▸ **EXERCISE PROMPT**
Only the lines from the top of the listing below to the line that has "const flTicks = [0, 20, 40, 60, 80];" should be echoed, with both ends kept and pictures left out.
━━━
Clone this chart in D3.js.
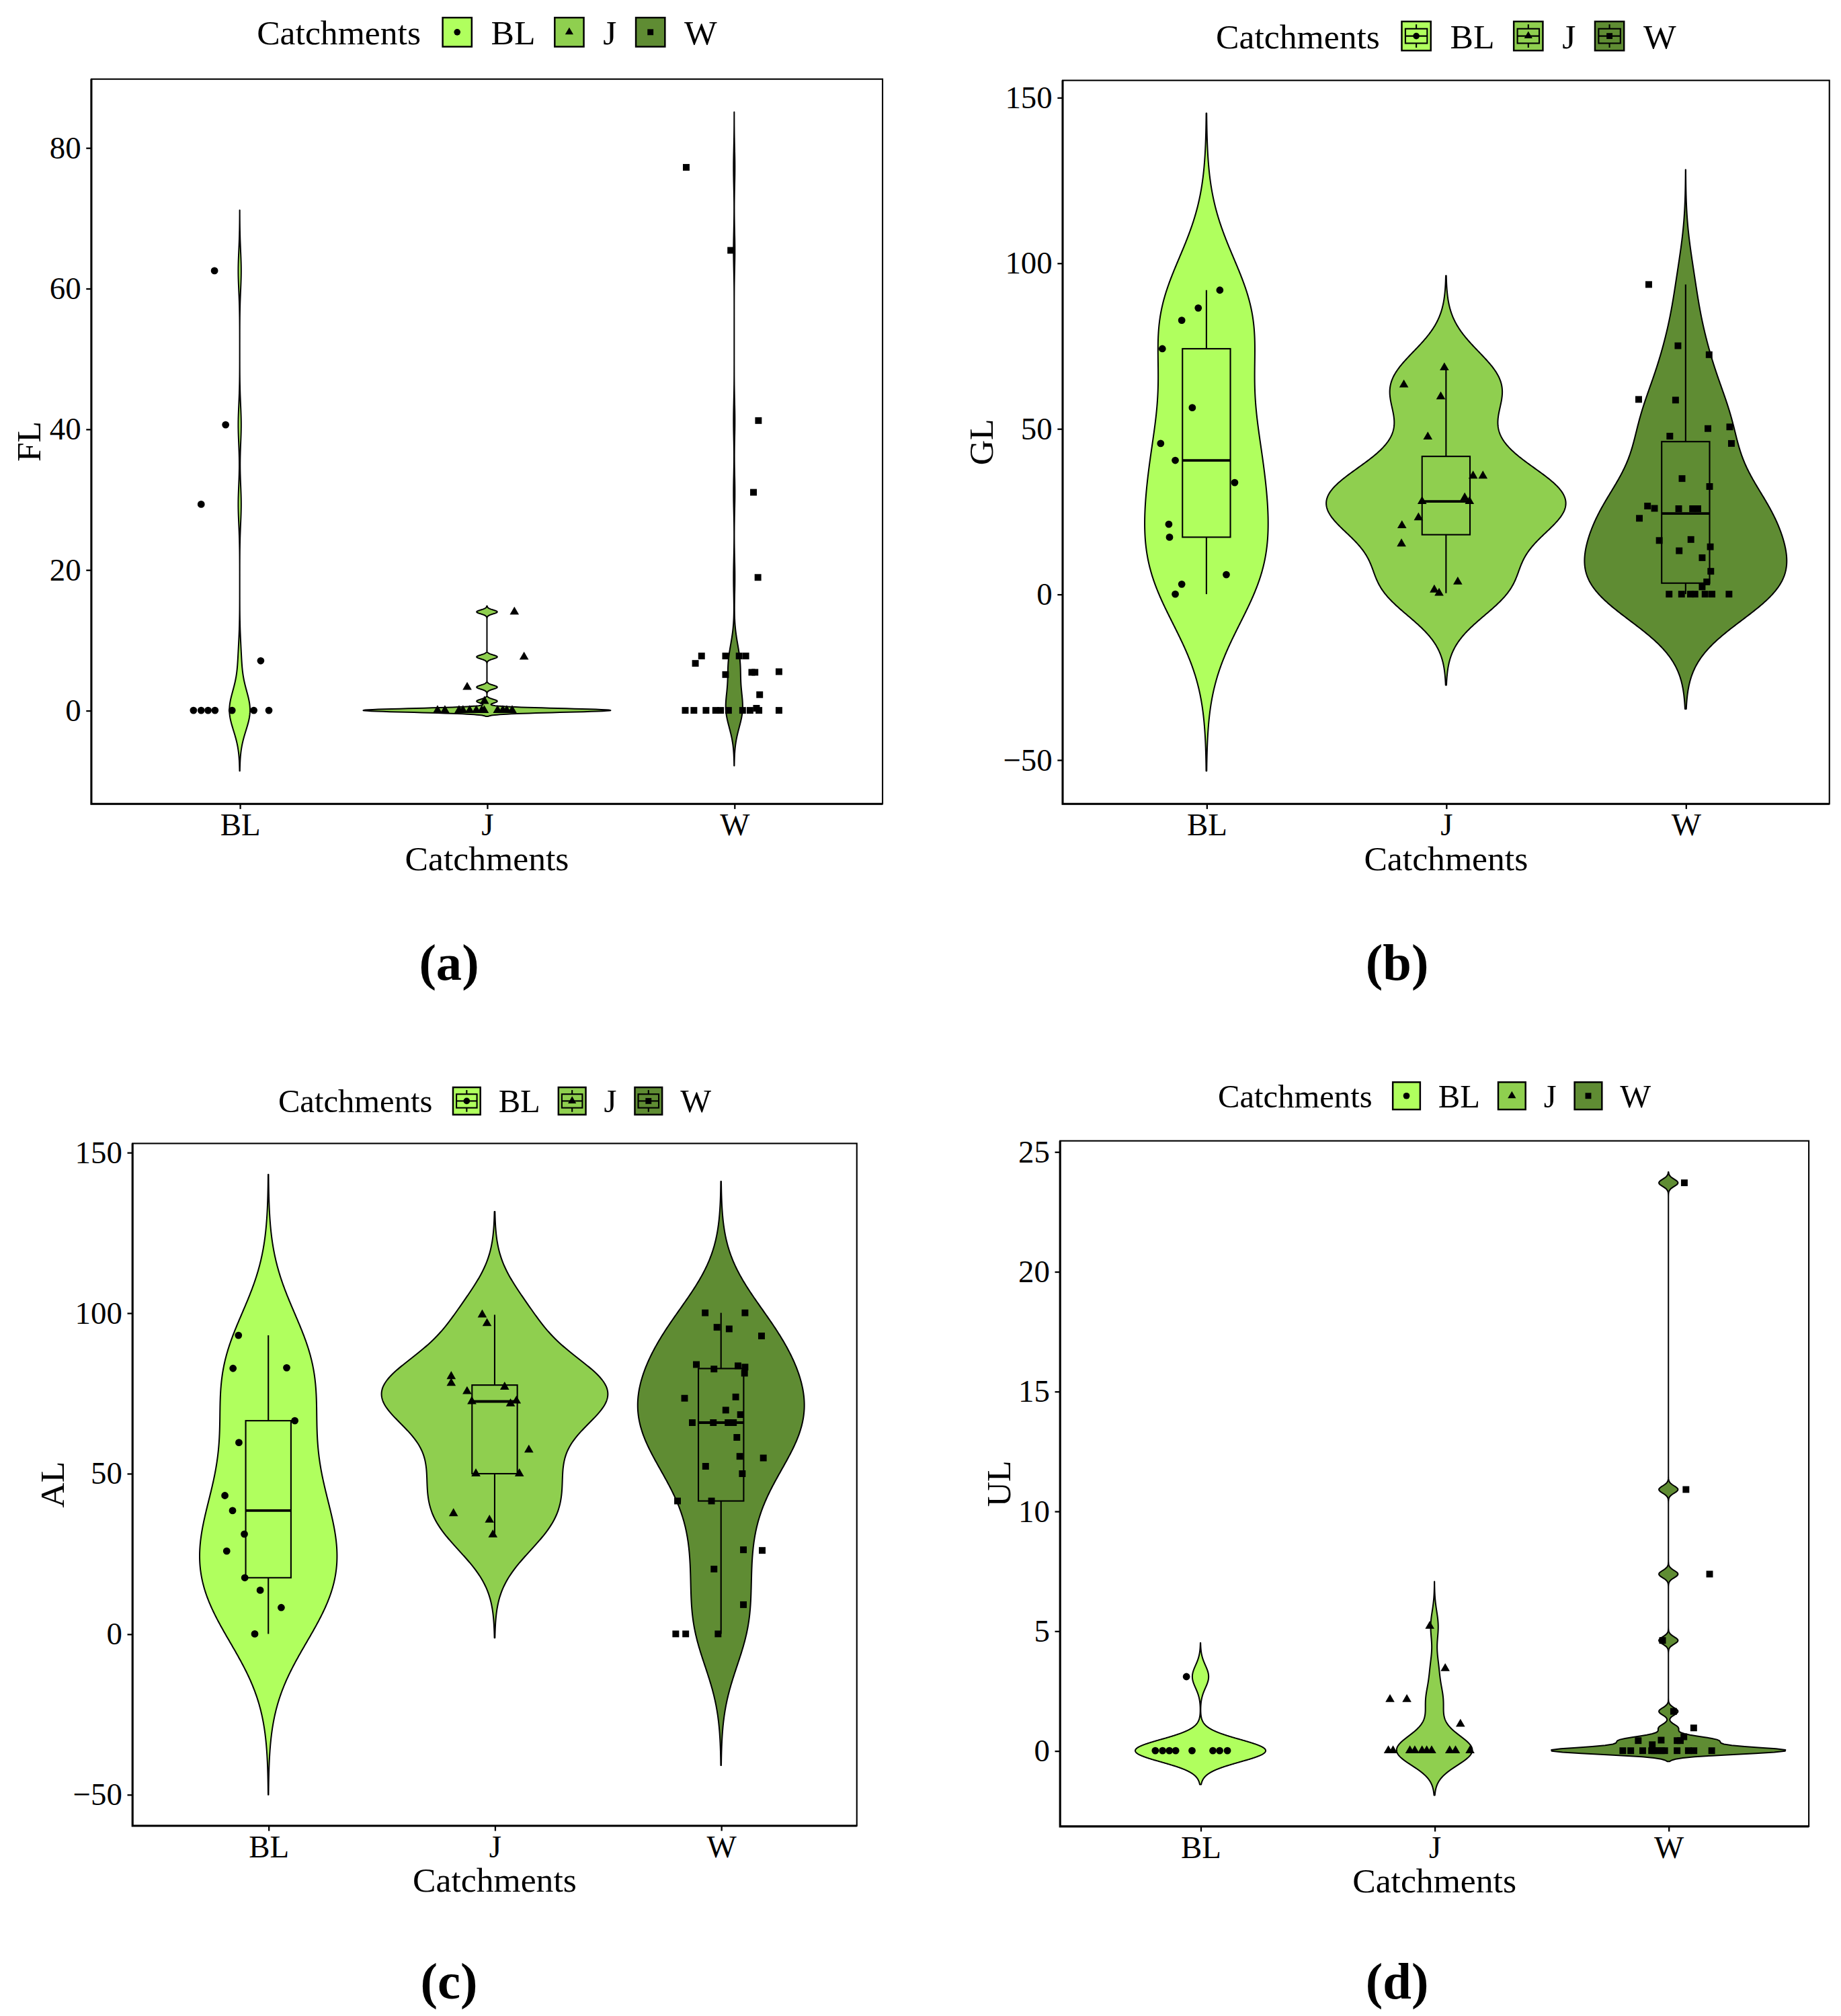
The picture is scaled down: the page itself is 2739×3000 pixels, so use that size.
<!DOCTYPE html>
<html>
<head>
<meta charset="utf-8">
<script src="https://cdnjs.cloudflare.com/ajax/libs/d3/7.8.5/d3.min.js"></script>
<style>
  body { margin: 0; background: #fff; }
  text { font-family: "Liberation Serif", "Times New Roman", serif; fill: #000; }
</style>
</head>
<body>
<script>
// catchments and their fills
const catchments = ["BL", "J", "W"];
const fills = ["#b0ff5e", "#8fcf4f", "#5f8c33"];

// (a) FL values and horizontal jitter (in category units)
const flBL = [0, 0, 0, 0, 0, 0, 0, 7.05, 29.3, 40.6, 62.5];
const flBLjit = [-0.187, -0.156, -0.128, -0.100, -0.031, 0.057, 0.118, 0.085, -0.156, -0.057, -0.102];
const flJ = [0, 0, 0, 0, 0, 0, 0, 0, 0, 0, 0, 0, 1.3, 3.3, 7.6, 14.0];
const flJjit = [-0.2, -0.17, -0.113, -0.097, -0.07, -0.043, -0.021, -0.011, 0.043, 0.064, 0.08, 0.102, -0.01, -0.08, 0.15, 0.111];
const flW = [77.2, 65.4, 41.2, 31.0, 18.9, 7.73, 6.68, 7.73, 7.73, 7.73, 5.09, 5.41, 5.41, 5.5, 2.23, 0.3, 0, 0, 0, 0, 0, 0, 0, 0, 0, 0];
const flWjit = [-0.194, -0.014, 0.098, 0.078, 0.096, -0.132, -0.157, -0.035, 0.02, 0.047, -0.035, 0.071, 0.084, 0.181, 0.103, 0.09, -0.198, -0.163, -0.114, -0.075, -0.055, -0.023, 0.034, 0.064, 0.1, 0.181];
const flBw = [2.87, 0.28, 2.62];
const flTicks = [0, 20, 40, 60, 80];

// (b) GL
const glBL = [91.8, 86.4, 82.7, 74.1, 56.3, 45.5, 40.4, 33.7, 21.1, 17.2, 5.9, 3.0, 0];
const glBLjit = [0.056, -0.034, -0.103, -0.184, -0.059, -0.191, -0.130, 0.118, -0.157, -0.154, 0.083, -0.103, -0.130];
const glJ = [68.4, 63.2, 59.6, 47.5, 35.7, 35.7, 29.1, 28.0, 28.0, 20.7, 23.1, 15.2, 1.3, 0.3, 3.7];
const glJjit = [-0.007, -0.176, -0.022, -0.076, 0.113, 0.154, 0.078, 0.098, -0.100, -0.184, -0.115, -0.186, -0.049, -0.029, 0.049];
const glW = [93.5, 75.0, 72.3, 58.8, 58.6, 50.0, 50.5, 45.5, 47.7, 34.9, 32.5, 26.6, 25.9, 25.8, 25.8, 25.8, 22.9, 16.5, 16.2, 14.3, 13.1, 11.0, 6.9, 3.7, 2.2, 0, 0, 0, 0, 0, 0, 0];
const glWjit = [-0.154, -0.032, 0.098, -0.196, -0.042, 0.093, 0.184, 0.191, -0.066, -0.015, 0.100, -0.159, -0.130, -0.029, 0.029, 0.051, -0.193, 0.022, -0.110, 0.103, -0.027, 0.069, 0.105, 0.088, 0.069, -0.069, -0.017, 0.039, 0.081, 0.110, 0.181, 0.02];
const glBw = [17.8, 9.25, 11.55];
const glTicks = [-50, 0, 50, 100, 150];

// (c) AL
const alBL = [93.0, 82.7, 82.9, 66.4, 59.6, 43.1, 38.4, 31.1, 25.8, 17.5, 13.6, 8.2, 0];
const alBLjit = [-0.132, -0.156, 0.081, 0.117, -0.130, -0.192, -0.158, -0.106, -0.184, -0.104, -0.036, 0.057, -0.060];
const alJ = [99.4, 96.7, 80.2, 78.1, 75.5, 76.9, 72.4, 71.7, 72.6, 57.3, 49.9, 49.9, 37.5, 35.5, 30.9];
const alJjit = [-0.055, -0.034, -0.192, -0.192, -0.122, 0.044, -0.101, 0.070, 0.096, 0.151, -0.083, 0.109, -0.182, -0.023, -0.008];
const alW = [100, 100, 95.5, 95, 92.8, 83.9, 82.5, 83.5, 83.1, 81.2, 73.4, 73.8, 69.7, 68.3, 65.8, 65.8, 65.8, 65.8, 61.2, 55.3, 54.8, 52.2, 49.9, 41.4, 41.4, 26.2, 26.0, 20.2, 9.1, 0, 0, 0];
const alWjit = [-0.070, 0.106, -0.018, 0.036, 0.179, -0.109, -0.031, 0.075, 0.106, 0.104, -0.161, 0.065, 0.021, 0.086, -0.127, -0.034, 0.031, 0.055, 0.070, 0.083, 0.187, -0.068, 0.094, -0.192, -0.042, 0.099, 0.182, -0.031, 0.099, -0.200, -0.156, -0.013];
const alBw = [16.7, 10.7, 13.65];
const alTicks = [-50, 0, 50, 100, 150];

// (d) UL
const ulBL = [0, 0, 0, 0, 0, 0, 0, 0, 3.09];
const ulBLjit = [-0.193, -0.162, -0.133, -0.106, -0.036, 0.053, 0.082, 0.115, -0.06];
const ulJ = [0, 0, 0, 0, 0, 0, 0, 0, 0, 0, 1.11, 2.14, 2.14, 3.43, 5.2];
const ulJjit = [-0.197, -0.177, -0.105, -0.084, -0.053, -0.033, -0.012, 0.065, 0.09, 0.152, 0.111, -0.19, -0.118, 0.046, -0.02];
const ulW = [0, 0, 0, 0, 0, 0, 0, 0, 0, 0, 0, 0, 0.25, 0.44, 0.42, 0.42, 0.42, 0.58, 0.95, 1.64, 4.6, 7.37, 10.9, 23.7];
const ulWjit = [-0.195, -0.161, -0.110, -0.072, -0.045, -0.016, 0.037, 0.085, 0.109, 0.185, -0.06, -0.03, -0.069, -0.031, -0.129, 0.037, 0.051, 0.066, 0.108, 0.022, -0.025, 0.176, 0.075, 0.068];
const ulBw = [0.47, 0.62, 0.15];
const ulTicks = [0, 5, 10, 15, 20, 25];

const W = 1431, H = 1567.4;
const svg = d3.select("body").append("svg")
  .attr("width", 2739).attr("height", 3000)
  .attr("viewBox", "0 0 " + W + " " + H);

const shapes = [d3.symbolCircle, d3.symbolTriangle, d3.symbolSquare];
const shapeSize = [25, 22, 27];

const panels = [
  { tag: "(a)", yName: "FL", vals: [flBL, flJ, flW], jit: [flBLjit, flJjit, flWjit], bw: flBw, ticks: flTicks, box: false,
    left: 71, right: 686, top: 61.5, bottom: 625, legendY: 25, legendFont: 27, yTitleX: 22, tagX: 349, tagY: 748 },
  { tag: "(b)", yName: "GL", vals: [glBL, glJ, glW], jit: [glBLjit, glJjit, glWjit], bw: glBw, ticks: glTicks, box: true,
    left: 826, right: 1422, top: 62.5, bottom: 625, legendY: 28, legendFont: 27, yTitleX: 762, tagX: 1086, tagY: 748 },
  { tag: "(c)", yName: "AL", vals: [alBL, alJ, alW], jit: [alBLjit, alJjit, alWjit], bw: alBw, ticks: alTicks, box: true,
    left: 103, right: 666, top: 889, bottom: 1419.5, legendY: 856, legendFont: 25.4, yTitleX: 40, tagX: 349, tagY: 1540 },
  { tag: "(d)", yName: "UL", vals: [ulBL, ulJ, ulW], jit: [ulBLjit, ulJjit, ulWjit], bw: ulBw, ticks: ulTicks, box: false,
    left: 824, right: 1406, top: 887, bottom: 1420, legendY: 852, legendFont: 25.4, yTitleX: 776, tagX: 1086, tagY: 1540 }
];

function kde(values, bw) {
  const lo = d3.min(values) - 3 * bw, hi = d3.max(values) + 3 * bw, n = 512;
  const c = 1 / (values.length * bw * Math.sqrt(2 * Math.PI));
  return d3.range(n).map(i => {
    const y = lo + (hi - lo) * i / (n - 1);
    return [y, c * d3.sum(values, v => Math.exp(-0.5 * Math.pow((y - v) / bw, 2)))];
  });
}

function fmt(d) { return d < 0 ? "\u2212" + Math.abs(d) : String(d); }

panels.forEach(p => {
  const g = svg.append("g");
  const dens = p.vals.map((v, i) => kde(v, p.bw[i]));
  const dmax = d3.max(dens, d => d3.max(d, e => e[1]));
  const lo = d3.min(dens, d => d[0][0]), hi = d3.max(dens, d => d[d.length - 1][0]);
  const pad = (hi - lo) * 0.05;

  const x = d3.scalePoint().domain(catchments).range([p.left, p.right]).padding(0.6);
  const step = x.step();
  const y = d3.scaleLinear().domain([lo - pad, hi + pad]).range([p.bottom, p.top]);

  // violins
  dens.forEach((d, i) => {
    const cx = x(catchments[i]);
    const area = d3.area()
      .y(e => y(e[0]))
      .x0(e => cx - e[1] / dmax * 0.5 * step)
      .x1(e => cx + e[1] / dmax * 0.5 * step);
    g.append("path").attr("d", area(d))
      .attr("fill", fills[i]).attr("stroke", "#000").attr("stroke-width", 1.05)
      .attr("stroke-linejoin", "round");
  });

  // boxplots
  if (p.box) {
    p.vals.forEach((v, i) => {
      const s = v.slice().sort(d3.ascending);
      const q1 = d3.quantile(s, 0.25), med = d3.quantile(s, 0.5), q3 = d3.quantile(s, 0.75);
      const iqr = q3 - q1;
      const wLo = d3.min(s.filter(e => e >= q1 - 1.5 * iqr));
      const wHi = d3.max(s.filter(e => e <= q3 + 1.5 * iqr));
      const cx = x(catchments[i]), hw = 0.1 * step;
      g.append("line").attr("x1", cx).attr("x2", cx).attr("y1", y(wHi)).attr("y2", y(q3))
        .attr("stroke", "#000").attr("stroke-width", 1.1);
      g.append("line").attr("x1", cx).attr("x2", cx).attr("y1", y(q1)).attr("y2", y(wLo))
        .attr("stroke", "#000").attr("stroke-width", 1.1);
      g.append("rect").attr("x", cx - hw).attr("width", 2 * hw)
        .attr("y", y(q3)).attr("height", y(q1) - y(q3))
        .attr("fill", fills[i]).attr("stroke", "#000").attr("stroke-width", 1.1);
      g.append("line").attr("x1", cx - hw).attr("x2", cx + hw).attr("y1", y(med)).attr("y2", y(med))
        .attr("stroke", "#000").attr("stroke-width", 2.0);
    });
  }

  // jittered points
  p.vals.forEach((v, i) => {
    g.append("g").selectAll("path").data(v).join("path")
      .attr("d", d3.symbol(shapes[i], shapeSize[i]))
      .attr("transform", (d, k) => "translate(" + (x(catchments[i]) + p.jit[i][k] * step) + "," + y(d) + ")")
      .attr("fill", "#000");
  });

  // panel frame
  g.append("rect").attr("x", p.left).attr("y", p.top)
    .attr("width", p.right - p.left).attr("height", p.bottom - p.top)
    .attr("fill", "none").attr("stroke", "#000").attr("stroke-width", 1.1);
  g.append("path").attr("d", "M" + p.left + "," + p.top + "V" + p.bottom + "H" + p.right)
    .attr("fill", "none").attr("stroke", "#000").attr("stroke-width", 1.6);

  // axes
  const yAxis = g.append("g").attr("transform", "translate(" + p.left + ",0)")
    .call(d3.axisLeft(y).tickValues(p.ticks).tickFormat(fmt).tickSize(4).tickPadding(4));
  const xAxis = g.append("g").attr("transform", "translate(0," + p.bottom + ")")
    .call(d3.axisBottom(x).tickSize(4).tickPadding(3));
  [yAxis, xAxis].forEach(a => {
    a.select(".domain").remove();
    a.selectAll(".tick line").attr("stroke", "#000").attr("stroke-width", 1.2);
    a.selectAll(".tick text").attr("font-size", 24.5).attr("font-family", "Liberation Serif").attr("fill", "#000");
  });

  g.append("text").attr("x", (p.left + p.right) / 2).attr("y", p.bottom + 42).attr("dy", "0.35em")
    .attr("text-anchor", "middle").attr("font-size", 27).text("Catchments");
  g.append("text").attr("transform", "translate(" + p.yTitleX + "," + ((p.top + p.bottom) / 2) + ") rotate(-90)")
    .attr("dy", "0.35em").attr("text-anchor", "middle").attr("font-size", 27).text(p.yName);
  g.append("text").attr("x", p.tagX).attr("y", p.tagY).attr("dy", "0.35em")
    .attr("text-anchor", "middle").attr("font-size", 40).attr("font-weight", "bold").text(p.tag);

  // legend
  const lg = g.append("g");
  const fs = p.legendFont, keySize = 22.6 * fs / 27, gap = 15 * fs / 27;
  let cur = 0;
  const t0 = lg.append("text").attr("x", cur).attr("y", 0).attr("dy", "0.35em").attr("font-size", fs).text("Catchments");
  cur += t0.node().getComputedTextLength() + 17 * fs / 27;
  catchments.forEach((c, i) => {
    const k = lg.append("g").attr("transform", "translate(" + cur + "," + (-keySize / 2) + ")");
    k.append("rect").attr("width", keySize).attr("height", keySize)
      .attr("fill", fills[i]).attr("stroke", "#000").attr("stroke-width", 1.3);
    if (p.box) {
      k.append("line").attr("x1", keySize / 2).attr("x2", keySize / 2).attr("y1", 0.1 * keySize).attr("y2", 0.9 * keySize)
        .attr("stroke", "#000").attr("stroke-width", 1.1);
      k.append("rect").attr("x", 0.125 * keySize).attr("y", 0.25 * keySize)
        .attr("width", 0.75 * keySize).attr("height", 0.5 * keySize)
        .attr("fill", fills[i]).attr("stroke", "#000").attr("stroke-width", 1.1);
      k.append("line").attr("x1", 0.125 * keySize).attr("x2", 0.875 * keySize).attr("y1", keySize / 2).attr("y2", keySize / 2)
        .attr("stroke", "#000").attr("stroke-width", 1.1);
    }
    k.append("path").attr("d", d3.symbol(shapes[i], shapeSize[i] * 0.8))
      .attr("transform", "translate(" + keySize / 2 + "," + keySize / 2 + ")").attr("fill", "#000");
    cur += keySize + gap;
    const t = lg.append("text").attr("x", cur).attr("y", 0).attr("dy", "0.35em").attr("font-size", fs).text(c);
    cur += t.node().getComputedTextLength() + gap;
  });
  const total = cur - gap;
  lg.attr("transform", "translate(" + ((p.left + p.right) / 2 - total / 2) + "," + p.legendY + ")");
});
</script>
</body>
</html>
━━━
▸ **OUTPUT OF THE TASK**
Clone this chart in D3.js.
The picture is scaled down: the page itself is 2739×3000 pixels, so use that size.
<!DOCTYPE html>
<html>
<head>
<meta charset="utf-8">
<script src="https://cdnjs.cloudflare.com/ajax/libs/d3/7.8.5/d3.min.js"></script>
<style>
  body { margin: 0; background: #fff; }
  text { font-family: "Liberation Serif", "Times New Roman", serif; fill: #000; }
</style>
</head>
<body>
<script>
// catchments and their fills
const catchments = ["BL", "J", "W"];
const fills = ["#b0ff5e", "#8fcf4f", "#5f8c33"];

// (a) FL values and horizontal jitter (in category units)
const flBL = [0, 0, 0, 0, 0, 0, 0, 7.05, 29.3, 40.6, 62.5];
const flBLjit = [-0.187, -0.156, -0.128, -0.100, -0.031, 0.057, 0.118, 0.085, -0.156, -0.057, -0.102];
const flJ = [0, 0, 0, 0, 0, 0, 0, 0, 0, 0, 0, 0, 1.3, 3.3, 7.6, 14.0];
const flJjit = [-0.2, -0.17, -0.113, -0.097, -0.07, -0.043, -0.021, -0.011, 0.043, 0.064, 0.08, 0.102, -0.01, -0.08, 0.15, 0.111];
const flW = [77.2, 65.4, 41.2, 31.0, 18.9, 7.73, 6.68, 7.73, 7.73, 7.73, 5.09, 5.41, 5.41, 5.5, 2.23, 0.3, 0, 0, 0, 0, 0, 0, 0, 0, 0, 0];
const flWjit = [-0.194, -0.014, 0.098, 0.078, 0.096, -0.132, -0.157, -0.035, 0.02, 0.047, -0.035, 0.071, 0.084, 0.181, 0.103, 0.09, -0.198, -0.163, -0.114, -0.075, -0.055, -0.023, 0.034, 0.064, 0.1, 0.181];
const flBw = [2.87, 0.28, 2.62];
const flTicks = [0, 20, 40, 60, 80];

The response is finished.